I recently read an article from the Harvard Business Review that said “time management” is dead.  It has been a buzz word for a long time now, but, this article was saying, none of us can adequately manage everything we want and need to do. The author, Elizabeth Grace Saunders, wrote, “no one has time for everything. Given the pace of work and the level of input in modern society, time management is dead. You can no longer fit everything in — no matter how efficient you become.”

Instead, she argued for “time investment.”  We must choose where we will invest our time, understanding that some things pay off and others distract us from the things that will pay off.  Each of us has mundane things that we must get done, but we should spend more time on those activities which bring us closer to our goals and less time on the tasks that distract.  Saunders herself was very clear that things like exercise, sleep, and relationships are long term time investments that help us to achieve even our work related goals.

This is one example of how we might become better stewards of our time.
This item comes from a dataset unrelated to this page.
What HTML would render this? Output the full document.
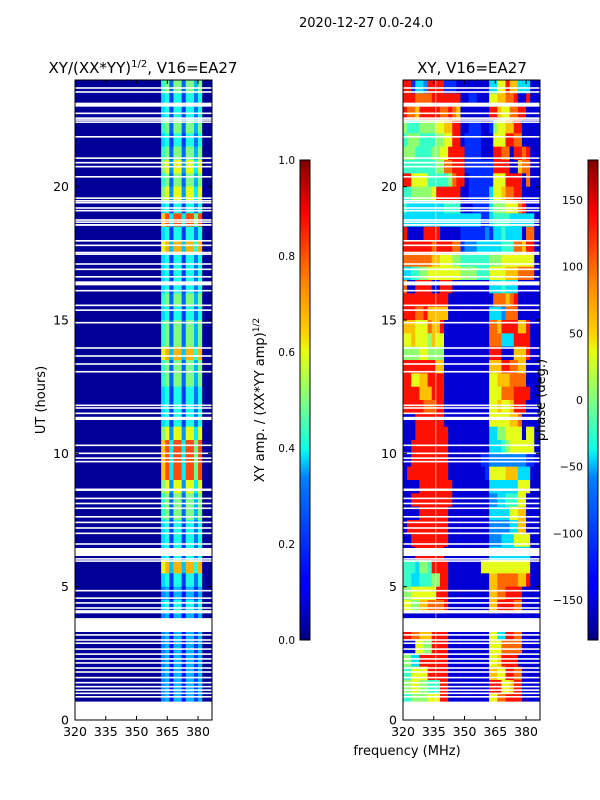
<!DOCTYPE html>
<html><head><meta charset="utf-8">
<style>
html,body{margin:0;padding:0;background:#fff;}
svg{display:block;font-family:"DejaVu Sans","Liberation Sans",sans-serif;}
</style></head>
<body>
<svg id="fig" width="600" height="800" viewBox="0 0 600 800" xmlns="http://www.w3.org/2000/svg">
<defs>
<linearGradient id="jet" x1="0" y1="1" x2="0" y2="0">
<stop offset="0" stop-color="#000080"/><stop offset="0.11" stop-color="#0000ff"/><stop offset="0.125" stop-color="#0000ff"/>
<stop offset="0.34" stop-color="#0080ff"/><stop offset="0.375" stop-color="#00d0ff"/><stop offset="0.4" stop-color="#10ffe6"/>
<stop offset="0.5" stop-color="#80ff80"/><stop offset="0.6" stop-color="#e6ff10"/><stop offset="0.64" stop-color="#ffd000"/>
<stop offset="0.75" stop-color="#ff8000"/><stop offset="0.89" stop-color="#ff0000"/><stop offset="1" stop-color="#800000"/>
</linearGradient>
<clipPath id="clipL"><rect x="75" y="80" width="137" height="640"/></clipPath>
<clipPath id="clipR"><rect x="403" y="80" width="137" height="640"/></clipPath>
</defs>
<text x="366" y="27" font-size="13" text-anchor="middle">2020-12-27 0.0-24.0</text>
<text x="143" y="73" font-size="15" text-anchor="middle">XY/(XX*YY)<tspan dy="-6" font-size="10">1/2</tspan><tspan dy="6">, V16=EA27</tspan></text>
<text x="472" y="73" font-size="15" text-anchor="middle">XY, V16=EA27</text>
<g id="left" clip-path="url(#clipL)"></g>
<g id="right" clip-path="url(#clipR)"></g>
<g id="axes"></g>
<rect x="300" y="160" width="10" height="480" fill="url(#jet)" stroke="#000" stroke-width="1"/>
<rect x="588" y="160" width="10" height="480" fill="url(#jet)" stroke="#000" stroke-width="1"/>
<text transform="translate(264,400) rotate(-90)" font-size="13" text-anchor="middle">XY amp. / (XX*YY amp)<tspan dy="-5" font-size="9">1/2</tspan></text>
<text transform="translate(545,400) rotate(-90)" font-size="13" text-anchor="middle">phase (deg.)</text>
<text transform="translate(45,400) rotate(-90)" font-size="13" text-anchor="middle">UT (hours)</text>
<text x="407" y="755" font-size="13" text-anchor="middle">frequency (MHz)</text>
</svg>
<script>
// ---- data ----
const xTicks = [320, 335, 350, 365, 380];
const yTicks = [0, 5, 10, 15, 20];
const ampTicks = [0.0, 0.2, 0.4, 0.6, 0.8, 1.0];
const phaseTicks = [-150, -100, -50, 0, 50, 100, 150];
const freqStart = 320, chanWidth = 2, nChan = 34;
// amplitude level of the bright band per half-hour row (row 0 = 23.5-24 h)
const bandLevel = [5,4,4,5,4,5,6,5,6,4,8,4,7,4,4,4,5,4,5,5,7,5,5,4,4,4,6,8,8,8,6,5,5,4,4,4,7,4,3,4,3,3,3,3,3,3,3,0];
// channel gain across the band (0 = background)
const chanGain = [0,0,0,0,0,0,0,0,0,0,0,0,0,0,0,0,0,0,0,0,0,0.85,1,0.45,1,1,0.45,1,1,0.6,1,0,0,0];
const ampBackground = 0.025;
// phase rows, digit d -> phase bin
const phaseRows = [
"991332999911100"+"000000"+"336697733"+"3000",
"999888899999990"+"011000"+"667788900"+"9000",
"988799999889870"+"000000"+"997668899"+"0000",
"544455556677990"+"011100"+"156677990"+"0000",
"455544445566990"+"111100"+"066699880"+"0000",
"555444455669999"+"111100"+"099880998"+"9000",
"444444445588999"+"111111"+"199990078"+"8000",
"996666444445899"+"011111"+"166699990"+"8000",
"445555569999990"+"011111"+"366788990"+"0000",
"433333333344440"+"001111"+"355566689"+"0000",
"333333333333333"+"333311"+"344443333"+"3300",
"900009999000001"+"111112"+"133433330"+"8800",
"999999989999881"+"222333"+"333444887"+"9900",
"888888877666554"+"444444"+"555666666"+"6600",
"334455666666665"+"555444"+"666677788"+"8800",
"800999900999000"+"000000"+"333433300"+"0000",
"999999999990000"+"000000"+"088878900"+"0000",
"999889777770000"+"000000"+"333288800"+"0000",
"777666877900000"+"000000"+"887999977"+"9000",
"667666576600000"+"000000"+"888333999"+"9000",
"555566555500000"+"000000"+"999000777"+"9000",
"999999997700000"+"000000"+"777998877"+"0000",
"996677999900000"+"000000"+"667778888"+"0000",
"999977799900000"+"000000"+"666888999"+"9000",
"999998889900000"+"000000"+"667667999"+"0000",
"000999999900000"+"000000"+"666667780"+"0000",
"000999999990000"+"000000"+"335566660"+"6600",
"009999999990000"+"000000"+"333456666"+"6600",
"009999999990000"+"000011"+"222222222"+"1100",
"099999999990000"+"000001"+"666677733"+"3000",
"000099999999000"+"000000"+"333333366"+"6000",
"009999999999000"+"000000"+"223344466"+"0000",
"000099999990000"+"000000"+"333336677"+"0000",
"099999999990000"+"000000"+"222223377"+"0000",
"009999999990000"+"000000"+"222333666"+"6000",
"000999999900000"+"000000"+"333333333"+"3000",
"444355499990000"+"000066"+"666666666"+"6000",
"443344455990000"+"000000"+"778888877"+"9000",
"556666669990000"+"000000"+"778899990"+"0000",
"665577888890000"+"000000"+"779999880"+"0000",
"000000000000000"+"000000"+"000000000"+"0000",
"998877799990000"+"000000"+"663399880"+"0000",
"000665599990000"+"000000"+"666888880"+"0000",
"553399999990000"+"000000"+"667999900"+"0000",
"446666999990000"+"000000"+"776699880"+"0000",
"556655444990000"+"000000"+"999667990"+"0000",
"445555666990000"+"000000"+"668899990"+"0000",
"000000000000000"+"000000"+"000000000"+"0000"
];
// flagged (blank) time intervals in hours
const flagStart = [23.67,23.52,23.0,22.72,22.54,22.47,22.39,21.84,21.04,20.87,20.72,20.34,19.54,19.44,19.37,19.17,19.07,18.72,18.64,18.53,17.94,17.77,17.5,17.44,17.07,16.87,16.59,16.3,16.07,15.52,15.34,14.87,13.92,13.62,13.32,13.03,11.77,11.67,11.47,11.25,10.27,9.97,9.79,9.66,8.59,8.28,8.09,7.91,7.59,7.38,7.17,6.97,6.57,6.15,6.01,5.93,4.82,4.54,4.36,4.17,4.0,3.3,3.16,2.97,2.85,2.63,2.44,2.26,2.11,1.92,1.77,1.56,1.37,1.22,1.09,0.97,0.84,0.0];
const flagEnd   = [23.73,23.58,23.15,22.78,22.6,22.53,22.45,21.9,21.1,20.93,20.78,20.4,19.6,19.5,19.43,19.23,19.13,18.78,18.7,18.6,18.0,17.83,17.56,17.5,17.13,16.93,16.65,16.45,16.13,15.58,15.4,14.93,13.98,13.68,13.38,13.09,11.83,11.73,11.53,11.37,10.33,10.03,9.85,9.72,8.68,8.34,8.15,7.97,7.65,7.44,7.23,7.03,6.63,6.45,6.07,5.99,4.88,4.6,4.42,4.23,4.12,3.82,3.22,3.03,2.91,2.69,2.5,2.32,2.17,1.98,1.83,1.62,1.43,1.28,1.15,1.03,0.9,0.69];
const rfiChannels = [336];

// ---- scales ----
const X0L=75, X0R=403, PW=137, PT=80, PB=720;
const fMin=320, fMax=386.8, tMin=0, tMax=24;
function xs(f, x0){ return x0 + (f-fMin)/(fMax-fMin)*PW; }
function ys(t){ return PB - (t-tMin)/(tMax-tMin)*(PB-PT); }
function ampScale(v){ return v; }
function phaseScale(p){ return (p+180)/360; }
function jet(x){
  x=Math.max(0,Math.min(1,x));
  const c=v=>Math.round(255*Math.max(0,Math.min(1,v)));
  return `rgb(${c(1.5-Math.abs(4*x-3))},${c(1.5-Math.abs(4*x-2))},${c(1.5-Math.abs(4*x-1))})`;
}
const NS="http://www.w3.org/2000/svg";
function mk(tag, attrs, parent){
  const e=document.createElementNS(NS,tag);
  for(const k in attrs) e.setAttribute(k,attrs[k]);
  parent.appendChild(e); return e;
}
const gL=document.getElementById('left'), gR=document.getElementById('right'), gA=document.getElementById('axes');
const nRows=bandLevel.length, rowH=24/nRows;

// amplitude cells
for(let r=0;r<nRows;r++){
  const t1=24-r*rowH, t0=t1-rowH;
  for(let c=0;c<nChan;c++){
    const f0=freqStart+c*chanWidth;
    const v=Math.max(ampBackground, bandLevel[r]/10*chanGain[c]);
    const x=xs(f0,X0L), w=xs(f0+chanWidth,X0L)-x;
    const el=mk('rect',{x:x.toFixed(2),y:ys(t1).toFixed(2),width:(w+0.4).toFixed(2),height:(ys(t0)-ys(t1)+0.4).toFixed(2),fill:jet(ampScale(v))},gL);
    
    
  }
}
// phase cells
for(let r=0;r<phaseRows.length;r++){
  const t1=24-r*rowH, t0=t1-rowH;
  for(let c=0;c<nChan;c++){
    const f0=freqStart+c*chanWidth;
    const d=+phaseRows[r][c];
    const ph=-150+d*31;
    const x=xs(f0,X0R), w=xs(f0+chanWidth,X0R)-x;
    const el=mk('rect',{x:x.toFixed(2),y:ys(t1).toFixed(2),width:(w+0.4).toFixed(2),height:(ys(t0)-ys(t1)+0.4).toFixed(2),fill:jet(phaseScale(ph))},gR);
    
    
  }
}
// rfi channel line on phase
rfiChannels.forEach(f=>{
  const el=mk('line',{x1:xs(f,X0R),x2:xs(f,X0R),y1:PT,y2:PB,stroke:'#ffffff','stroke-opacity':0.55,'stroke-width':1},gR);
  
  
});
// flagged intervals
[[gL,X0L],[gR,X0R]].forEach(([g,x0])=>{
  for(let i=0;i<flagStart.length;i++){
    const y1=ys(flagEnd[i]), y0=ys(flagStart[i]);
    const el=mk('rect',{x:x0,y:y1.toFixed(2),width:PW,height:Math.max(1,y0-y1).toFixed(2),fill:'#ffffff'},g);
    
    
  }
});
// axes frames & ticks
[X0L,X0R].forEach(x0=>{
  const fr=mk('rect',{x:x0,y:PT,width:PW,height:PB-PT,fill:'none',stroke:'#000','stroke-width':1},gA);
  
  
  xTicks.forEach(f=>{
    const x=xs(f,x0);
    mk('line',{x1:x,x2:x,y1:PB,y2:PB-4,stroke:'#000'},gA);
    mk('line',{x1:x,x2:x,y1:PT,y2:PT+4,stroke:'#000'},gA);
    const tx=mk('text',{x:x,y:PB+16,'font-size':12.5,'text-anchor':'middle'},gA);
    tx.textContent=f;
    
    
  });
  yTicks.forEach(t=>{
    const y=ys(t);
    mk('line',{x1:x0,x2:x0+4,y1:y,y2:y,stroke:'#000'},gA);
    mk('line',{x1:x0+PW,x2:x0+PW-4,y1:y,y2:y,stroke:'#000'},gA);
    const tx=mk('text',{x:x0-6,y:y+4.5,'font-size':12.5,'text-anchor':'end'},gA);
    tx.textContent=t;
    
    
  });
});
// colorbar ticks
ampTicks.forEach(v=>{
  const y=640-v*480;
  mk('line',{x1:300,x2:303,y1:y,y2:y,stroke:'#000'},gA);
  mk('line',{x1:310,x2:307,y1:y,y2:y,stroke:'#000'},gA);
  const tx=mk('text',{x:295,y:y+4,'font-size':10.5,'text-anchor':'end'},gA);
  tx.textContent=v.toFixed(1);
  
  
});
phaseTicks.forEach(v=>{
  const y=640-(v+180)/360*480;
  mk('line',{x1:588,x2:591,y1:y,y2:y,stroke:'#000'},gA);
  mk('line',{x1:598,x2:595,y1:y,y2:y,stroke:'#000'},gA);
  const tx=mk('text',{x:583,y:y+4,'font-size':11,'text-anchor':'end'},gA);
  tx.textContent=v<0?'\u2212'+Math.abs(v):String(v);
  
  
});
</script>
</body></html>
Precisely when we are short on time, the author of Peter invites us to invest ourselves in love, hospitality, and service. I am not offering sentimental platitudes.  What we are talking about here is difficult, particularly love.  The philosopher Alva Noe writes, “Love . . . is an achievement. It doesn’t come for free.”  He describes love as “a sustained openness to another person,” something we have to learn and work at.  He writes,

Openness to the other, over time, requires that one makes arrangements. You’ve got to be with the one you love, and this means you’ve got to make adjustments, adapt, shift, accommodate. Mature love is an achievement of dedication.

Maybe that quotes stresses you out even more?  For I’m saying that when you are short on time, invest yourself in love, hospitality, and service.  It seems that I’m simply adding to your list of responsibilities and tasks.

Being a steward of grace — investing yourself in love, hospitality, and service — does take work, but it also takes play.  Theologian Rita Nakashima Brock has written about love as “erotic power,” and she has identified the important connection between that power and being playful.  “Play,” she writes, “is not frivolous or trivial, but life-sustaining.  It is the basis of freedom, creativity, and spontaneity. . . . Through playing the heart heals, connects, and creates.”  Play is part of the power that heals us and saves us.

Though I plan my sermons out months in advance, I am often surprised by how events in my own life end up aligning themselves with what I plan on preaching about.  A few weeks ago I identified some signs of depression in myself and took the step of scheduling an appointment with a therapist.  I had my first appointment this week and near the end of the session he told me that what I needed to do was have more fun.  As I’ve shared that with some friends and some of you this week, quite a few have replied that they too are overworked overstressed and could probably use the exact same prescription – have more fun.

So, this Lent we are considering how to make our work worthy.  Today the bible invites us to consider how we should live when we are running out of time.  The answer is to be a steward of the manifold grace of God investing yourself in love, hospitality, and service.  But, remember, this is a powerful, playful love.  The grace of God invites us to make our work worthy by having more fun.